Exercise directions »
Quote the whole listing word for word. Do not include the pictures.

Provided material »
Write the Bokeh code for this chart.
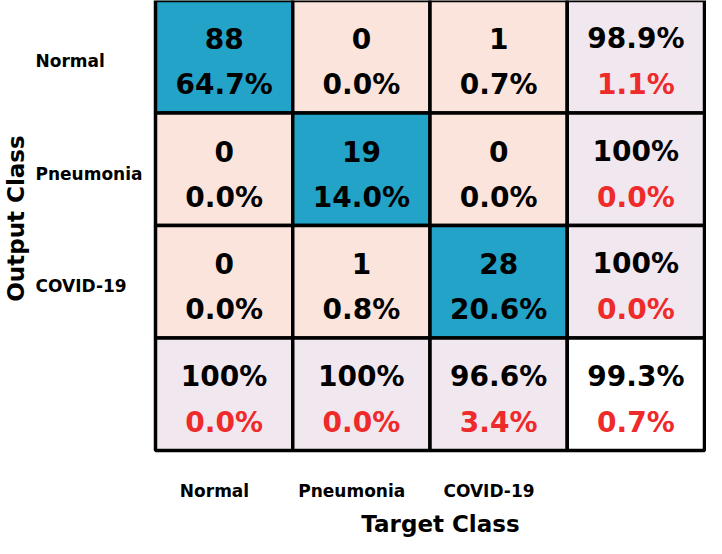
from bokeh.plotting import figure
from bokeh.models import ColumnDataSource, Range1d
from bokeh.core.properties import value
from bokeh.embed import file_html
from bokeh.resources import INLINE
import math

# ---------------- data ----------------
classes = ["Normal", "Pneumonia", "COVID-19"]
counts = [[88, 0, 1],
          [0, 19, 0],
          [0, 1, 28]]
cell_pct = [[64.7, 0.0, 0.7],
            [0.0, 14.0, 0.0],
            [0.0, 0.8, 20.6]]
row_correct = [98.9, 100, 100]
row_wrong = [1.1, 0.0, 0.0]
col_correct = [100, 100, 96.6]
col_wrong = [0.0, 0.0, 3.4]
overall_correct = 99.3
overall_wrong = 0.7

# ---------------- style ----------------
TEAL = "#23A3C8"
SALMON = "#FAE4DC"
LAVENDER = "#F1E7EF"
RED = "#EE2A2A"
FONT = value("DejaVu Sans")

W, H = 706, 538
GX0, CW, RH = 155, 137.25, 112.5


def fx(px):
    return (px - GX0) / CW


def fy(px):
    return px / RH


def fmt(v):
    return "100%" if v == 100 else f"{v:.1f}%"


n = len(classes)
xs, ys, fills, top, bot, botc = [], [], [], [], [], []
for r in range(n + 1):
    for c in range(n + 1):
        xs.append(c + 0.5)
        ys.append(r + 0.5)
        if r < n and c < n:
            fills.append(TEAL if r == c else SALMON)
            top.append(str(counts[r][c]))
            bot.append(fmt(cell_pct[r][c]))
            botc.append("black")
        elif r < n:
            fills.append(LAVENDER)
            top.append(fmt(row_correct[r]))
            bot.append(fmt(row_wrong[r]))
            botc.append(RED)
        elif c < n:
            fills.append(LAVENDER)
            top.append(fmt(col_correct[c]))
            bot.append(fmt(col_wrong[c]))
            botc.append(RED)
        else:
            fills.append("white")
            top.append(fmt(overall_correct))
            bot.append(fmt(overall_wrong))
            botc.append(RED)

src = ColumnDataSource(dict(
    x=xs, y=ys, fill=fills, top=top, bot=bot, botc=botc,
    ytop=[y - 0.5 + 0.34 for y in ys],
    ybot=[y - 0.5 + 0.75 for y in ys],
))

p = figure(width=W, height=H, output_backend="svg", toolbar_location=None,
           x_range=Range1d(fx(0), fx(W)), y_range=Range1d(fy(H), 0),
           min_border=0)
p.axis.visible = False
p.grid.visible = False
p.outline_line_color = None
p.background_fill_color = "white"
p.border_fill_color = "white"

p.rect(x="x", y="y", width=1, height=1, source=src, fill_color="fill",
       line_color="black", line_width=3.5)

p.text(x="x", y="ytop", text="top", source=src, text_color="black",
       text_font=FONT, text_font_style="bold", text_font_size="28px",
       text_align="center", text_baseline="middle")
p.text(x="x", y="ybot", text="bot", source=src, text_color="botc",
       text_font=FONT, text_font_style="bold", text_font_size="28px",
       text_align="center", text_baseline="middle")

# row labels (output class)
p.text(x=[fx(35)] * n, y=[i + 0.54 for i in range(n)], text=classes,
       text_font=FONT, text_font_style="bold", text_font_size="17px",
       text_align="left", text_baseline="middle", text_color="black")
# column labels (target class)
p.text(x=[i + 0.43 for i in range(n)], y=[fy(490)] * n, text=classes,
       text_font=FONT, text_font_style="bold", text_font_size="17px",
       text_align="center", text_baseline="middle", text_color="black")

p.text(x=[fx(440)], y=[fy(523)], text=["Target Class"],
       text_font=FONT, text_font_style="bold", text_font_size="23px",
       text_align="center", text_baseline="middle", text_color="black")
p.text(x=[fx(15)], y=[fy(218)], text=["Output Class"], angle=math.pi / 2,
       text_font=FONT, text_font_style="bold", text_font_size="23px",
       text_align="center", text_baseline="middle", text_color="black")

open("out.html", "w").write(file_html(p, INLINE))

The completed task »
Write the Bokeh code for this chart.
from bokeh.plotting import figure
from bokeh.models import ColumnDataSource, Range1d
from bokeh.core.properties import value
from bokeh.embed import file_html
from bokeh.resources import INLINE
import math

# ---------------- data ----------------
classes = ["Normal", "Pneumonia", "COVID-19"]
counts = [[88, 0, 1],
          [0, 19, 0],
          [0, 1, 28]]
cell_pct = [[64.7, 0.0, 0.7],
            [0.0, 14.0, 0.0],
            [0.0, 0.8, 20.6]]
row_correct = [98.9, 100, 100]
row_wrong = [1.1, 0.0, 0.0]
col_correct = [100, 100, 96.6]
col_wrong = [0.0, 0.0, 3.4]
overall_correct = 99.3
overall_wrong = 0.7

# ---------------- style ----------------
TEAL = "#23A3C8"
SALMON = "#FAE4DC"
LAVENDER = "#F1E7EF"
RED = "#EE2A2A"
FONT = value("DejaVu Sans")

W, H = 706, 538
GX0, CW, RH = 155, 137.25, 112.5


def fx(px):
    return (px - GX0) / CW


def fy(px):
    return px / RH


def fmt(v):
    return "100%" if v == 100 else f"{v:.1f}%"


n = len(classes)
xs, ys, fills, top, bot, botc = [], [], [], [], [], []
for r in range(n + 1):
    for c in range(n + 1):
        xs.append(c + 0.5)
        ys.append(r + 0.5)
        if r < n and c < n:
            fills.append(TEAL if r == c else SALMON)
            top.append(str(counts[r][c]))
            bot.append(fmt(cell_pct[r][c]))
            botc.append("black")
        elif r < n:
            fills.append(LAVENDER)
            top.append(fmt(row_correct[r]))
            bot.append(fmt(row_wrong[r]))
            botc.append(RED)
        elif c < n:
            fills.append(LAVENDER)
            top.append(fmt(col_correct[c]))
            bot.append(fmt(col_wrong[c]))
            botc.append(RED)
        else:
            fills.append("white")
            top.append(fmt(overall_correct))
            bot.append(fmt(overall_wrong))
            botc.append(RED)

src = ColumnDataSource(dict(
    x=xs, y=ys, fill=fills, top=top, bot=bot, botc=botc,
    ytop=[y - 0.5 + 0.34 for y in ys],
    ybot=[y - 0.5 + 0.75 for y in ys],
))

p = figure(width=W, height=H, output_backend="svg", toolbar_location=None,
           x_range=Range1d(fx(0), fx(W)), y_range=Range1d(fy(H), 0),
           min_border=0)
p.axis.visible = False
p.grid.visible = False
p.outline_line_color = None
p.background_fill_color = "white"
p.border_fill_color = "white"

p.rect(x="x", y="y", width=1, height=1, source=src, fill_color="fill",
       line_color="black", line_width=3.5)

p.text(x="x", y="ytop", text="top", source=src, text_color="black",
       text_font=FONT, text_font_style="bold", text_font_size="28px",
       text_align="center", text_baseline="middle")
p.text(x="x", y="ybot", text="bot", source=src, text_color="botc",
       text_font=FONT, text_font_style="bold", text_font_size="28px",
       text_align="center", text_baseline="middle")

# row labels (output class)
p.text(x=[fx(35)] * n, y=[i + 0.54 for i in range(n)], text=classes,
       text_font=FONT, text_font_style="bold", text_font_size="17px",
       text_align="left", text_baseline="middle", text_color="black")
# column labels (target class)
p.text(x=[i + 0.43 for i in range(n)], y=[fy(490)] * n, text=classes,
       text_font=FONT, text_font_style="bold", text_font_size="17px",
       text_align="center", text_baseline="middle", text_color="black")

p.text(x=[fx(440)], y=[fy(523)], text=["Target Class"],
       text_font=FONT, text_font_style="bold", text_font_size="23px",
       text_align="center", text_baseline="middle", text_color="black")
p.text(x=[fx(15)], y=[fy(218)], text=["Output Class"], angle=math.pi / 2,
       text_font=FONT, text_font_style="bold", text_font_size="23px",
       text_align="center", text_baseline="middle", text_color="black")

open("out.html", "w").write(file_html(p, INLINE))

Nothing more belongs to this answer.